STANDARDIZATION OF AN IN VITRO MODEL OF DIABETIC NEPHROPATHY IN RENAL TUBULAR CELLS AND INVESTIGATION OF THE ROLE OF ALDOSE REDUCTASE PATHWAY IN HIGH GLUCOSE-INDUCED RENAL CELL INJURY

Abstract

Diabetic nephropathy (DN) is the leading cause of end stage renal disease, and one of the most serious microvascular complications of diabetes mellitus. Increase in the shift of glucose into the aldose reductase pathway during diabetes leads to accumulation of sorbitol and fructose in the cells, and causes an imbalance in the associated cofactors, which in turn cause deleterious events such as oxidative stress, endoplasmic reticulum (ER) stress and cell death in the kidney. The objective of this study was to investigate the effects of high glucose on renal tubular cells cultured in vitro and evaluate the protective effects of inhibiting the aldose reductase pathway. Normal rat kidney (NRK-52E) cells were exposed to high glucose (30 mM) or normal glucose (5 mM) media for 24 to 72 hours, and then assessed for changes in cell viability using MTT assay. The expression of aldose reductase, markers of ER stress such as GRP78 and CHOP, and activation of Akt and ERK1/2 signaling has been measured using western blotting. In addition, mitochondrial membrane potential has been assessed using JC-1 assay.
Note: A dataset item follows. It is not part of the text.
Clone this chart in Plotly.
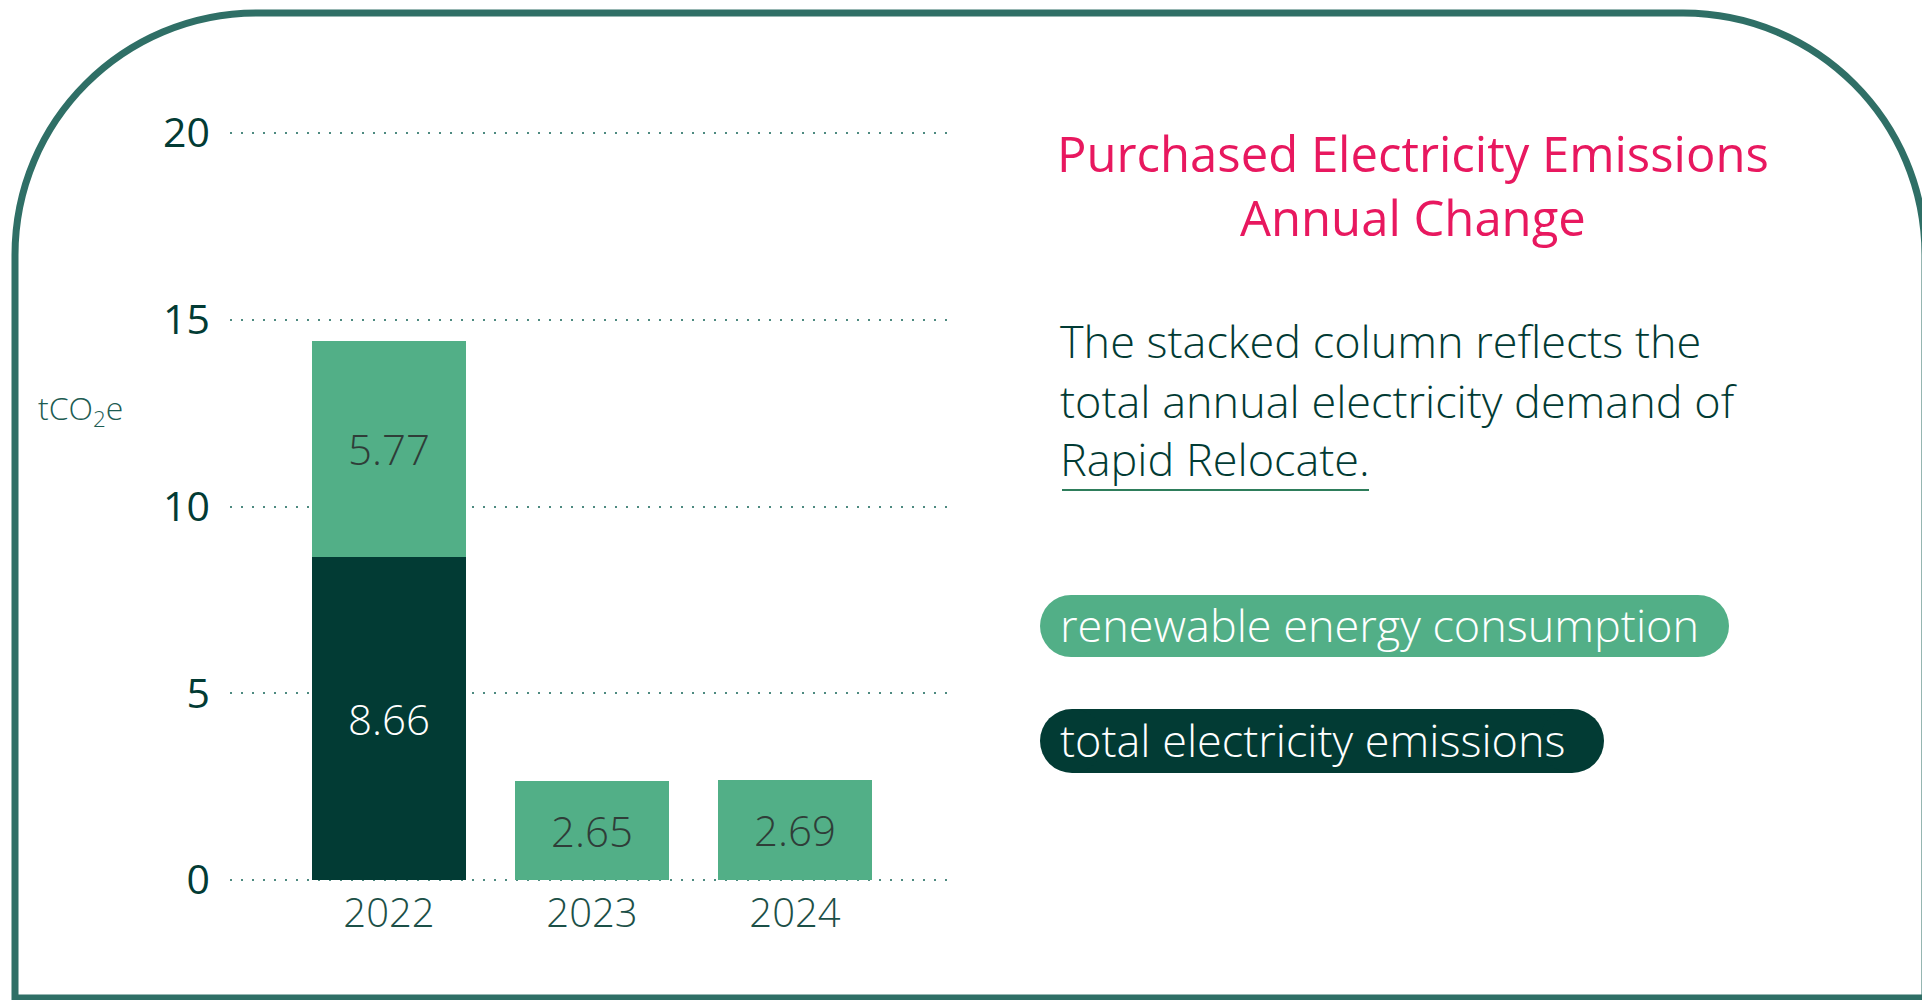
import plotly.graph_objects as go

# values
years = ["2022", "2023", "2024"]
emissions = [8.66, None, None]
renewable = [5.77, 2.65, 2.69]
y_ticks = [0, 5, 10, 15, 20]

series_names = ["total electricity emissions", "renewable energy consumption"]
title_lines = ["Purchased Electricity Emissions", "Annual Change"]
note_lines = ["The stacked column reflects the", "total annual electricity demand of", "Rapid Relocate."]
unit_label = "tCO<sub>2</sub>e"

# the page body adds an 8px margin, so the figure is drawn 8px smaller
# and every reference pixel position is shifted back by that much
OFF = 8
W, H = 1930 - OFF, 1000 - OFF
DARK = "#023b34"
LIGHT = "#52af87"
BORDER = "#2f6f66"
PINK = "#e8185f"
FONT = "Open Sans"


def px(x):
    return (x - OFF) / W


def py(y):
    return 1 - (y - OFF) / H


def present(cats, vals):
    """Drop empty segments so no blank labels are drawn."""
    pairs = [(c, v) for c, v in zip(cats, vals) if v is not None]
    return [c for c, _ in pairs], [v for _, v in pairs]


def add_pill(fig, x0, y0, x1, y1, color):
    """Rounded legend pill: a rect with a circle at each end."""
    r = (y1 - y0) / 2
    fig.add_shape(type="rect", xref="paper", yref="paper", layer="below",
                  x0=px(x0 + r), x1=px(x1 - r), y0=py(y1), y1=py(y0),
                  fillcolor=color, line_width=0)
    for cx in (x0 + r, x1 - r):
        fig.add_shape(type="circle", xref="paper", yref="paper", layer="below",
                      x0=px(cx - r), x1=px(cx + r), y0=py(y1), y1=py(y0),
                      fillcolor=color, line_width=0)


def border_path(left, top, right, bottom, r):
    k = 0.5523 * r
    pts = [
        f"M {px(left)},{py(bottom)}",
        f"L {px(left)},{py(top + r)}",
        f"C {px(left)},{py(top + r - k)} {px(left + r - k)},{py(top)} {px(left + r)},{py(top)}",
        f"L {px(right - r)},{py(top)}",
        f"C {px(right - r + k)},{py(top)} {px(right)},{py(top + r - k)} {px(right)},{py(top + r)}",
        f"L {px(right)},{py(bottom)}",
        "Z",
    ]
    return " ".join(pts)


fig = go.Figure()

for (name, vals, color, txt) in [
    (series_names[0], emissions, DARK, "white"),
    (series_names[1], renewable, LIGHT, "#2f3d38"),
]:
    xs, ys = present(years, vals)
    fig.add_trace(go.Bar(
        x=xs, y=ys, name=name,
        marker=dict(color=color, line_width=0),
        texttemplate="%{y:.2f}", textposition="inside", insidetextanchor="middle",
        textfont=dict(family=FONT, size=42, color=txt, weight=300),
        hoverinfo="skip",
    ))

fig.update_layout(
    width=W, height=H, autosize=False,
    margin=dict(l=0, r=0, t=0, b=0, autoexpand=False),
    paper_bgcolor="white", plot_bgcolor="white",
    barmode="stack", bargap=0.241,
    showlegend=False,
    font=dict(family=FONT, color=DARK),
    xaxis=dict(
        domain=[px(230), px(954)],
        range=[-0.783, 2.783],
        categoryorder="array", categoryarray=years,
        showgrid=False, zeroline=False, showline=False, automargin=False,
        tickfont=dict(size=40, color="#1c5048", weight=300),
        ticklabelstandoff=-2,
    ),
    yaxis=dict(
        domain=[py(887.5), py(125.5)],
        range=[-0.2, 20.2],
        tickvals=y_ticks,
        showgrid=True, gridcolor="#4d8a80", gridwidth=2, griddash="2px,9px",
        zeroline=False, showline=False, automargin=False,
        tickfont=dict(size=41, color=DARK, weight=400),
        ticklabelstandoff=19,
    ),
)

# outer rounded frame
fig.add_shape(type="path", xref="paper", yref="paper", layer="below",
              path=border_path(15, 13, 1925, 998, 242),
              line=dict(color=BORDER, width=7))

# unit label
fig.add_annotation(xref="paper", yref="paper", x=px(80), y=py(410),
                   xanchor="center", yanchor="middle",
                   text=unit_label, showarrow=False,
                   font=dict(size=32, color="#1d5c52", weight=300))

# title
fig.add_annotation(xref="paper", yref="paper", x=px(1413), y=py(185),
                   text="<br>".join(title_lines), showarrow=False,
                   xanchor="center", yanchor="middle", align="center",
                   font=dict(size=49, color=PINK, weight=400))

# note text
for line, yc in zip(note_lines, [340, 400, 458]):
    fig.add_annotation(xref="paper", yref="paper", x=px(1058), y=py(yc),
                       text=line, showarrow=False, xanchor="left", yanchor="middle",
                       font=dict(size=45, color=DARK, weight=300))
fig.add_shape(type="line", xref="paper", yref="paper",
              x0=px(1062), x1=px(1369), y0=py(490), y1=py(490),
              line=dict(color="#2e7d5b", width=2))

# legend pills
pills = [
    (series_names[1], LIGHT, 595, 657, 1729),
    (series_names[0], DARK, 709, 773, 1604),
]
for label, color, y0, y1, x1 in pills:
    add_pill(fig, 1040, y0, x1, y1, color)
    fig.add_annotation(xref="paper", yref="paper", x=px(1058), y=py((y0 + y1) / 2 - 2),
                       text=label, showarrow=False, xanchor="left", yanchor="middle",
                       font=dict(size=45, color="white", weight=300))

fig.write_html("out.html")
Exposing NRK-52E cells to 30 mM glucose containing media decreased cell viability after 48 h (84%) with further decline in viability at 72 h (64%). Aldose reductase expression was increased at 48 h, and this was associated with slight depolarization in mitochondrial membrane potential. In addition, high glucose exposure caused acute activation of both Akt and ERK pathways. In contrast, no induction of the ER stress markers has been identified in the model. Interestingly, co-incubating cells with 1 μM of an aldose reductase inhibitor epalrestat has reversed the cellular injury and signaling changes induced by high glucose. These findings suggest that high glucose conditions trigger cell death and depolarize mitochondrial membrane in renal tubular cells. Moreover, hyperglycemia was able to induce Akt and ERK pathways, which are actively involved in the mechanisms contributing to DN. Inhibition of the aldose reductase pathway has reversed the hyperglycemia-induced deleterious effects on renal cells, and hence, represents a potential therapeutic strategy to improve renal cell function during diabetes.